Directions for this task:
Retype the listing below line for line, but only from the line with "Reproduce this chart" down to the line with "const yTicks = [0, 0.2, 0.4, 0.6, 0.8, 1.0];", inclusive. Pictures stay out.

Material for this exercise:
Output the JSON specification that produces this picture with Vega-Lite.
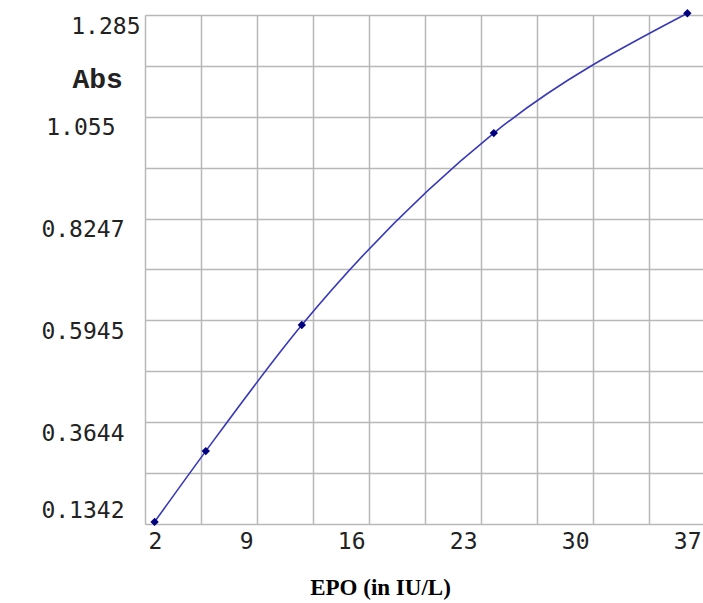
{
  "$schema": "https://vega.github.io/schema/vega-lite/v6.json",
  "autosize": {"type": "none"},
  "padding": {"left": 145, "top": 15, "right": 0, "bottom": 79},
  "width": 560,
  "height": 509,
  "background": "white",
  "config": {"view": {"stroke": null}},
  "data": {
    "values": [
      {"epo": 2.6, "abs": 0.139},
      {"epo": 5.8, "abs": 0.299},
      {"epo": 11.8, "abs": 0.584},
      {"epo": 23.8, "abs": 1.018},
      {"epo": 35.9, "abs": 1.289}
    ]
  },
  "encoding": {
    "x": {
      "field": "epo",
      "type": "quantitative",
      "scale": {"domain": [2, 37], "nice": false, "zero": false},
      "axis": {
        "values": [2, 5.5, 9, 12.5, 16, 19.5, 23, 26.5, 30, 33.5, 37],
        "labelExpr": "(datum.value - 2) % 7 == 0 ? format(datum.value, 'd') : ''",
        "grid": true,
        "gridColor": "#b8b8b8",
        "gridWidth": 1.5,
        "gridOpacity": 1,
        "domain": false,
        "ticks": false,
        "labelAlign": {"condition": {"test": "datum.value < 3", "value": "left"}, "value": "right"},
        "labelOffset": {"condition": {"test": "datum.value < 3", "value": 3}, "value": -4},
        "labelFlush": false,
        "labelOverlap": false,
        "labelBound": false,
        "labelBaseline": "top",
        "labelPadding": 6,
        "labelFont": "DejaVu Sans Mono",
        "labelFontSize": 23,
        "labelColor": "#222222",
        "title": "EPO (in IU/L)",
        "titleFont": "Liberation Serif",
        "titleFontWeight": "bold",
        "titleFontSize": 23,
        "titleColor": "#000000",
        "titleX": 235,
        "titleY": 70,
        "titleAlign": "center",
        "titleBaseline": "alphabetic"
      }
    },
    "y": {
      "field": "abs",
      "type": "quantitative",
      "scale": {"domain": [0.1342, 1.285], "nice": false, "zero": false},
      "axis": {
        "values": [0.1342, 0.2493, 0.3644, 0.47945, 0.5945, 0.7096, 0.8247, 0.93985, 1.055, 1.17, 1.285],
        "format": ".4r",
        "labelExpr": "indexof(['0.1342','0.3644','0.5945','0.8247','1.055','1.285'], datum.label) >= 0 ? datum.label : ''",
        "grid": true,
        "gridColor": "#b8b8b8",
        "gridWidth": 1.5,
        "gridOpacity": 1,
        "domain": false,
        "ticks": false,
        "labelAlign": "right",
        "labelBaseline": "middle",
        "labelPadding": {"condition": [{"test": "datum.value > 1.28", "value": 5}, {"test": "datum.value > 1.05 && datum.value < 1.06", "value": 30}], "value": 21},
        "labelOffset": {"condition": {"test": "datum.value < 0.14", "value": -14}, "value": 11},
        "labelOverlap": false,
        "labelBound": false,
        "labelFlush": false,
        "labelFont": "DejaVu Sans Mono",
        "labelFontSize": 23,
        "labelColor": "#222222",
        "title": "Abs",
        "titleAngle": 0,
        "titleX": -73,
        "titleY": 72,
        "titleAlign": "left",
        "titleBaseline": "alphabetic",
        "titleFont": "Liberation Mono",
        "titleFontWeight": "bold",
        "titleFontSize": 28,
        "titleColor": "#222222"
      }
    }
  },
  "layer": [
    {
      "mark": {"type": "line", "interpolate": "monotone", "color": "#3838b8", "strokeWidth": 1.6}
    },
    {
      "mark": {"type": "point", "shape": "diamond", "filled": true, "color": "#000080", "size": 70, "opacity": 1}
    }
  ]
}
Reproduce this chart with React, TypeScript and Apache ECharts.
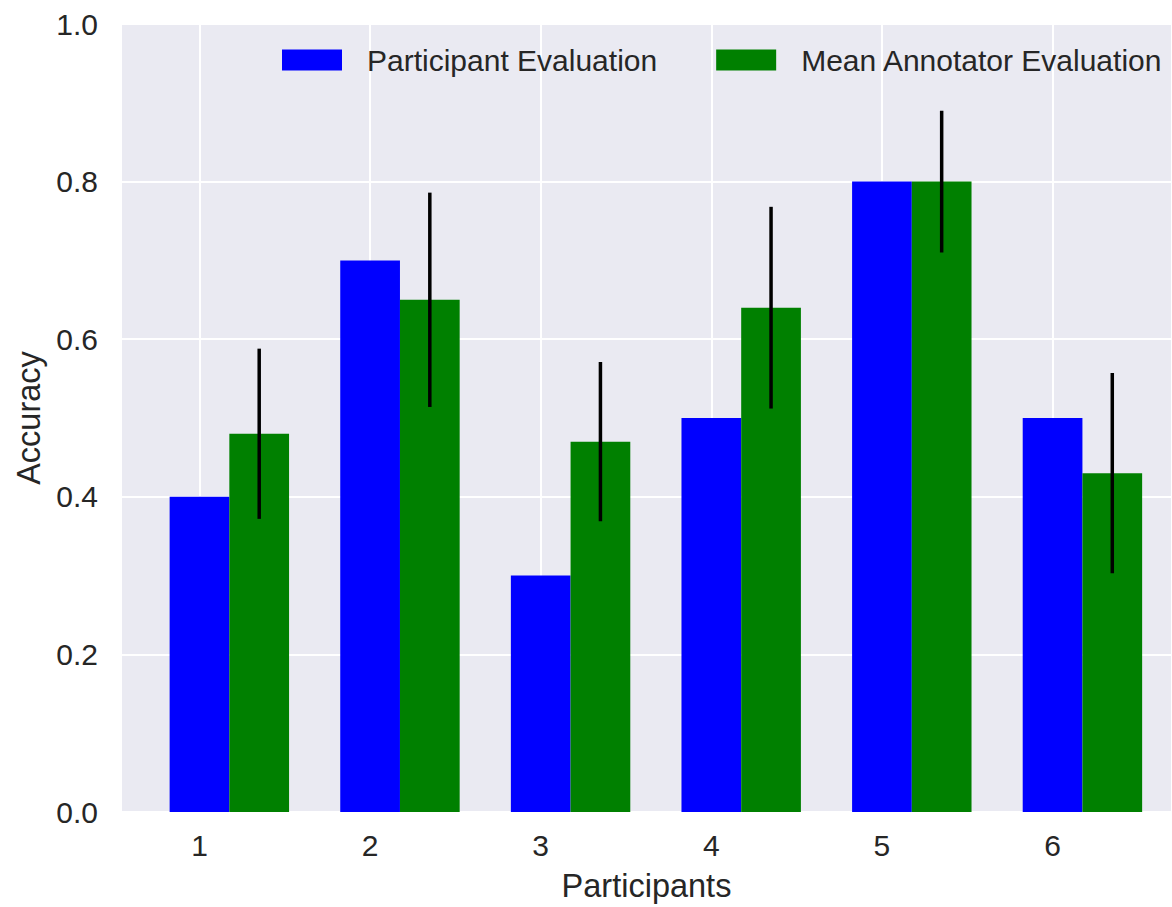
import React, { useEffect, useRef } from "react";
import * as echarts from "echarts";

const participants = [1, 2, 3, 4, 5, 6];
const participantEval = [0.4, 0.7, 0.3, 0.5, 0.8, 0.5];
const annotatorMean = [0.48, 0.65, 0.47, 0.64, 0.8, 0.43];
const annotatorErr = [0.108, 0.136, 0.101, 0.128, 0.09, 0.127];
const yTicks = [0, 0.2, 0.4, 0.6, 0.8, 1.0];

const BAR_W = 0.35;
const FONT = "'Liberation Sans', Arial, Helvetica, sans-serif";
const TEXT = "#262626";

export default function App() {
  const ref = useRef<HTMLDivElement>(null);

  useEffect(() => {
    if (!ref.current) return;
    const chart = echarts.init(ref.current, undefined, { renderer: "svg" });

    const bluePts = participants.map((p, i) => [p, participantEval[i]]);
    const greenPts = participants.map((p, i) => [p + BAR_W, annotatorMean[i]]);
    const errPts = participants.map((p, i) => [
      p + BAR_W,
      annotatorMean[i] - annotatorErr[i],
      annotatorMean[i] + annotatorErr[i],
    ]);

    const barRender = (color: string) => (params: any, api: any) => {
      const x = api.value(0);
      const y = api.value(1);
      const p0 = api.coord([x - BAR_W / 2, y]);
      const p1 = api.coord([x + BAR_W / 2, 0]);
      return {
        type: "rect",
        shape: { x: p0[0], y: p0[1], width: p1[0] - p0[0], height: p1[1] - p0[1] },
        style: { fill: color },
      };
    };

    chart.setOption({
      animation: false,
      backgroundColor: "#ffffff",
      textStyle: { fontFamily: FONT, color: TEXT },
      grid: { left: 121, top: 24, right: 0, height: 792, backgroundColor: "#EAEAF2", show: true, borderWidth: 0 },
      legend: {
        data: [
          { name: "Participant Evaluation", icon: "rect" },
          { name: "Mean Annotator Evaluation", icon: "rect" },
        ],
        orient: "horizontal",
        left: 282,
        top: 45,
        width: 1000,
        padding: 0,
        itemWidth: 60,
        itemHeight: 21,
        itemGap: 59,
        textStyle: { fontFamily: FONT, fontSize: 30, color: TEXT, padding: [0, 0, 0, 20] },
      },
      xAxis: {
        type: "value",
        min: 0.54,
        max: 6.7,
        name: "Participants",
        nameLocation: "middle",
        nameGap: 57,
        nameTextStyle: { fontFamily: FONT, fontSize: 32.5, color: TEXT },
        axisLine: { show: false },
        axisTick: { show: false },
        axisLabel: {
          fontFamily: FONT,
          fontSize: 30,
          color: TEXT,
          margin: 18,
          showMinLabel: false,
          showMaxLabel: false,
          formatter: (v: number) => (participants.includes(v) ? String(v) : ""),
        },
        splitLine: { show: true, lineStyle: { color: "#ffffff", width: 2 } },
      },
      yAxis: {
        type: "value",
        min: yTicks[0],
        max: yTicks[yTicks.length - 1],
        interval: 0.2,
        name: "Accuracy",
        nameLocation: "middle",
        nameGap: 76,
        nameTextStyle: { fontFamily: FONT, fontSize: 32.5, color: TEXT },
        axisLine: { show: false },
        axisTick: { show: false },
        axisLabel: {
          fontFamily: FONT,
          fontSize: 30,
          color: TEXT,
          margin: 23,
          formatter: (v: number) => v.toFixed(1),
        },
        splitLine: { show: true, lineStyle: { color: "#ffffff", width: 2 } },
      },
      series: [
        {
          name: "Participant Evaluation",
          type: "custom",
          itemStyle: { color: "#0000FF" },
          data: bluePts,
          encode: { x: 0, y: 1 },
          renderItem: barRender("#0000FF"),
          z: 2,
        },
        {
          name: "Mean Annotator Evaluation",
          type: "custom",
          itemStyle: { color: "#008000" },
          data: greenPts,
          encode: { x: 0, y: 1 },
          renderItem: barRender("#008000"),
          z: 2,
        },
        {
          name: "err",
          type: "custom",
          data: errPts,
          encode: { x: 0, y: [1, 2] },
          renderItem: (params: any, api: any) => {
            const a = api.coord([api.value(0), api.value(1)]);
            const b = api.coord([api.value(0), api.value(2)]);
            return {
              type: "line",
              shape: { x1: a[0], y1: a[1], x2: b[0], y2: b[1] },
              style: { stroke: "#000000", lineWidth: 3.5 },
            };
          },
          z: 3,
        },
      ],
    });

    return () => chart.dispose();
  }, []);

  return (
    <div
      ref={ref}
      style={{ position: "fixed", left: 0, top: 0, width: 1172, height: 907 }}
    />
  );
}
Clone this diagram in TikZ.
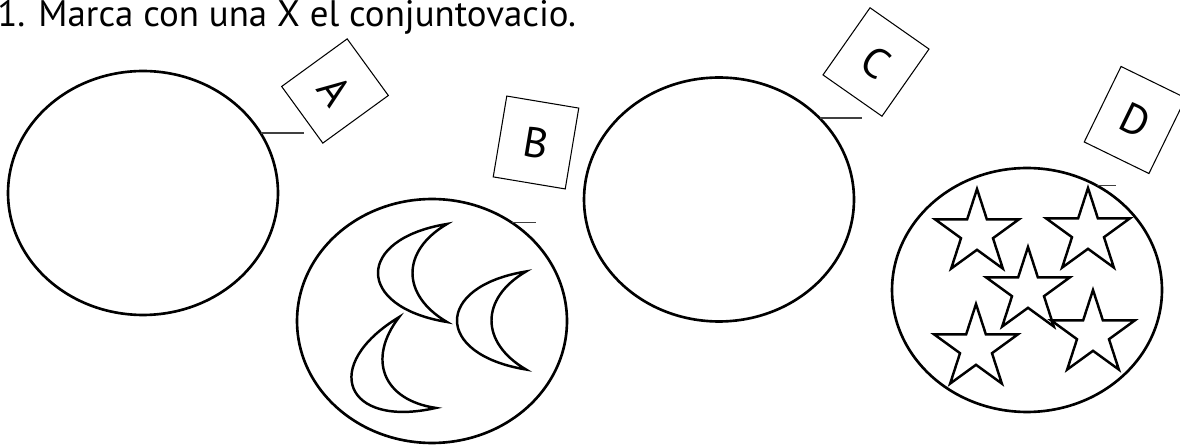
\documentclass[tikz,border=0pt]{standalone}
\usepackage{fontspec}
\setmainfont{PT Sans}
\usetikzlibrary{shapes.geometric}
\begin{document}
\begin{tikzpicture}[
  x=0.02cm, y=-0.02cm,
  set/.style={ellipse, draw, line width=1.5pt, minimum width=5.4cm, minimum height=4.88cm, inner sep=0pt, outer sep=0pt},
  tag/.style={rectangle, draw, line width=0.6pt, minimum width=1.44cm, minimum height=1.64cm, inner sep=0pt, font=\fontsize{24}{24}\selectfont},
  tick/.style={draw=black!75, line width=0.7pt},
  elem/.style={star, star points=5, star point ratio=2.618, draw, line width=1.4pt, minimum size=1.76cm, inner sep=0pt},
  moon/.pic={\draw[line width=1.4pt] (0,-49) .. controls (-92,-34) and (-92,34) .. (0,49) .. controls (-46,22) and (-46,-22) .. (0,-49) -- cycle;},
]
  \useasboundingbox (0,0) rectangle (1180,445);

  \node[anchor=base west, inner sep=0pt, font=\fontsize{21}{21}\selectfont] (title) at (-3,27) {1. Marca con una X el conjuntovacio.};

  \node[set] (setA) at (143,193) {};
  \node[set] (setB) at (432,321) {};
  \node[set] (setC) at (719,199.5) {};
  \node[set] (setD) at (1027,290) {};

  \node[tag, rotate=-54, minimum width=1.4cm, minimum height=1.62cm] (tagA) at (335,91) {A};
  \node[tag, rotate=-9.5, minimum width=1.46cm] (tagB) at (536,142.5) {B};
  \node[tag, rotate=-35] (tagC) at (876,62) {C};
  \node[tag, rotate=-26, minimum height=1.68cm] (tagD) at (1135,120) {D};

  \coordinate (endA) at (304,133);
  \coordinate (endB) at (536,222);
  \coordinate (endC) at (862,117);
  \coordinate (endD) at (1116,186);
  \draw[tick] (setA.27) -- (setA.27 -| endA);
  \draw[tick] (setB.51) -- (setB.51 -| endB);
  \draw[tick] (setC.39.5) -- (setC.39.5 -| endC);
  \draw[tick] (setD.56) -- (setD.56 -| endD);

  \pic at (447,273) {moon};
  \pic at (526,320.5) {moon};
  \pic[rotate=22] at (417.5,362.5) {moon};

  \node[elem] (s1) at (977,233) {};
  \node[elem] (s2) at (1088,232) {};
  \node[elem] (s3) at (1028,291) {};
  \node[elem] (s4) at (976,348) {};
  \node[elem] (s5) at (1093,334) {};
\end{tikzpicture}
\end{document}
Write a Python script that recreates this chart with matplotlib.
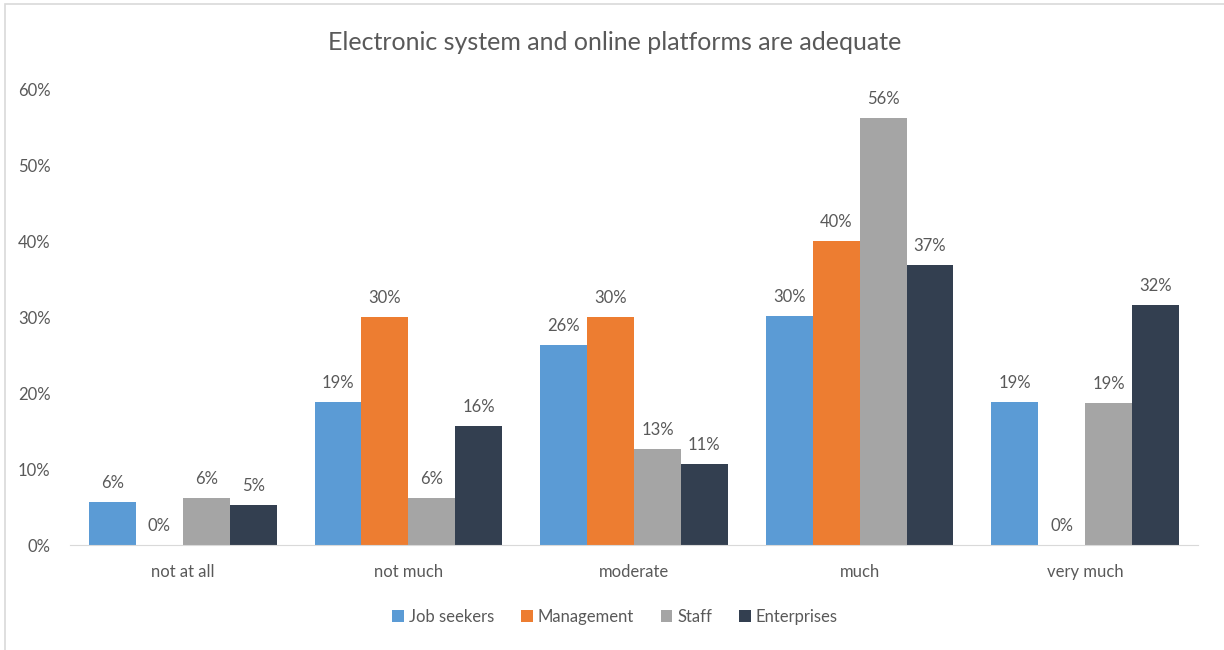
import matplotlib
matplotlib.use("Agg")
import matplotlib.pyplot as plt
from matplotlib.patches import Rectangle
import numpy as np

categories = ["not at all", "not much", "moderate", "much", "very much"]
series_names = ["Job seekers", "Management", "Staff", "Enterprises"]
job_seekers = [0.056, 0.188, 0.263, 0.301, 0.188]
management = [0.0, 0.30, 0.30, 0.40, 0.0]
staff = [0.062, 0.062, 0.126, 0.562, 0.187]
enterprises = [0.052, 0.157, 0.107, 0.368, 0.316]
colors = ["#5B9BD5", "#ED7D31", "#A5A5A5", "#333F50"]
title = "Electronic system and online platforms are adequate"

plt.rcParams['font.family'] = ['Lato', 'DejaVu Sans']
txt = "#595959"

fig = plt.figure(figsize=(12.24, 6.5), dpi=100)
fig.patches.append(Rectangle((5/1224, -0.1), 1.2, 1.1 - 4/650, transform=fig.transFigure,
                             fill=False, edgecolor="#D9D9D9", linewidth=1.2))
ax = fig.add_axes([70/1224, 105/650, 1128/1224, 456/650])

x = np.arange(len(categories))
w = 0.208
all_series = [job_seekers, management, staff, enterprises]
for i, (vals, name, c) in enumerate(zip(all_series, series_names, colors)):
    pos = x + (i - 1.5) * w
    ax.bar(pos, vals, width=w, color=c, label=name)
    for p, v in zip(pos, vals):
        ax.annotate(f"{int(v*100 + 0.5)}%", (p, v), xytext=(0, 8), textcoords="offset points",
                    ha="center", va="bottom", fontsize=12, color=txt)

ax.set_xlim(-0.5, len(categories) - 0.5)
ax.set_ylim(0, 0.6)
ticks = np.arange(0, 0.61, 0.1)
ax.set_yticks(ticks)
ax.set_yticklabels([f"{int(round(t*100))}%" for t in ticks])
ax.set_xticks(x)
ax.set_xticklabels(categories)
for s in ["top", "right", "left"]:
    ax.spines[s].set_visible(False)
ax.spines["bottom"].set_color("#D9D9D9")
ax.tick_params(axis="both", length=0, labelsize=12, colors=txt)
ax.tick_params(axis="y", pad=14)
ax.tick_params(axis="x", pad=14)

fig.text(615/1224, 1 - 42/650, title, ha="center", va="center", fontsize=18, color=txt)
fig.legend(loc="center", bbox_to_anchor=(615/1224, 1 - 617/650), ncol=4, frameon=False,
           fontsize=12, handlelength=0.7, handleheight=0.7, handletextpad=0.3, columnspacing=1.6,
           labelcolor=txt)

fig.savefig("out.png", dpi=100)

Answer to this task:
Reproduce this chart with React, TypeScript and Apache ECharts.
import React, { useEffect, useRef } from "react";
import * as echarts from "echarts";

const participants = [1, 2, 3, 4, 5, 6];
const participantEval = [0.4, 0.7, 0.3, 0.5, 0.8, 0.5];
const annotatorMean = [0.48, 0.65, 0.47, 0.64, 0.8, 0.43];
const annotatorErr = [0.108, 0.136, 0.101, 0.128, 0.09, 0.127];
const yTicks = [0, 0.2, 0.4, 0.6, 0.8, 1.0];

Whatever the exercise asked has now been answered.